It’s spring and although for me it means time for allergies, it also means time to declutter.
This season I was looking to introduce new micro habits into my life to bring about balance, less stress, and less stuff. I joined a 10-day challenge and each day we were introduced and asked to incorporate a new micro habit into our day. One of the micro-habits was how to declutter.
“Decluttering is removing unnecessary items from an untidy or overcrowded space.”
During my decluttering process, I stumbled across a set of magazines I had been collecting since I was a teenager. These magazines were my guide to being a teen and making it out alive. Recently though I have come to an age where I am less dependent on these magazines and should finally let them go. My dilemma is I can’t seem to say goodbye. These magazines would move from one corner of my room to the next. I would make every excuse of why I should keep them around, from they have sentimental value to I need them as research for a blog or an article.
Because of my mini dilemma, I decided to do some research and find others with similar challenges. Finally, I thought I would put together a few tips on how to declutter and finally let go.
Say Thank you
If you have followed the decluttering ways of Marie Kondo, you know she is one to keep and treasure items that bring you joy, but what if your item that brings joy doesn’t fit into your new world. It is okay to outgrow things and, saying goodbye isn’t the easiest thing in the world.
Luckily Marie also asks you to sincerely thank your items for taking care of you before letting them go. This way, you can give your items the respect it deserves and you can let go without the feeling of guilt.
Create a memory Journal
Items have a way of attaching themselves to our lives, leaving us with a spiral of excuses of why we should keep them. Creating a memory journal allows us to take each ‘excuse’ and write them in the journal. For example, I assumed my magazines help me with article topics so, before I parted with them, I noted all the possible articles and added them in my memory journal. This way, I still have a part of my magazines without having each one piled up across my bedroom.
Pass it down
Another way to let go and make sure your items are valued is to donate them to someone who would use them in their lives. There are plenty of libraries, donation bins, and second-hand stores that would love to take your items and share them with others.
Desensitize the nostalgia
Okay, so this might be the harshest way to let go but if you made your way through the list and you’re still sitting with your items, then it might be time to bring out the intervention worthy.
Desensitizing nostalgia means purposefully making the items you hold dear to you irritate you so much that you have to get rid of them. Place the items in a place where you have to see it every day, a space that’s beyond inconvenient. Your positive emotion towards that item is what keeps you from letting go.
Find the new
Like a dog or an addict, another way to let go of something is to replace it with something else. If you aim to declutter, then maybe something new could be a tub of your favorite ice-cream or dancing around to your favorite song. Psychologically we respond well to positive reinforcement. So if all else fails, try rewarding yourself after saying goodbye.

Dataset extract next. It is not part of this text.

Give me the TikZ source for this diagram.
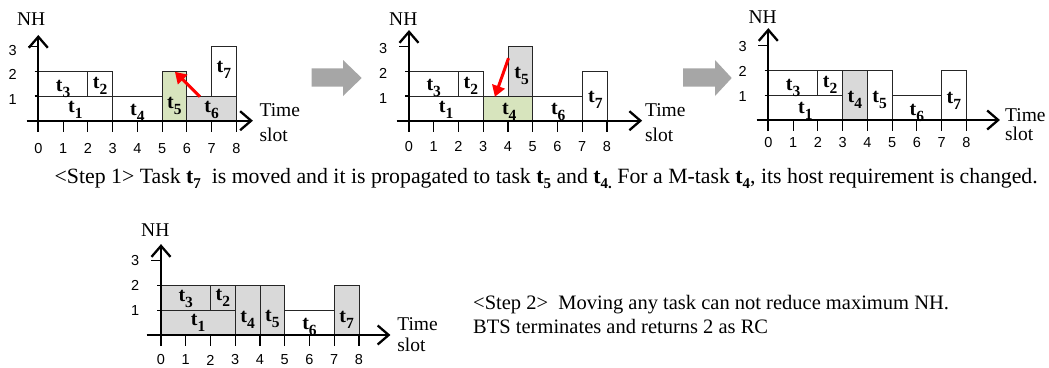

If you made it through this list and you still haven’t been able to say goodbye, then maybe you should sit back and ask yourself why. Is it the money you spent, the memories attached, or the dreams it represents? Remember no matter the reason, if it no longer brings you joy, you will only be filling that item with negative energy and everything around it will suffer as a result, so in the end, it’s better and healthier to let go. If this isn’t the case, you still find joy, you feel your journey with your item isn’t over then find a proper space for your item to stay with you.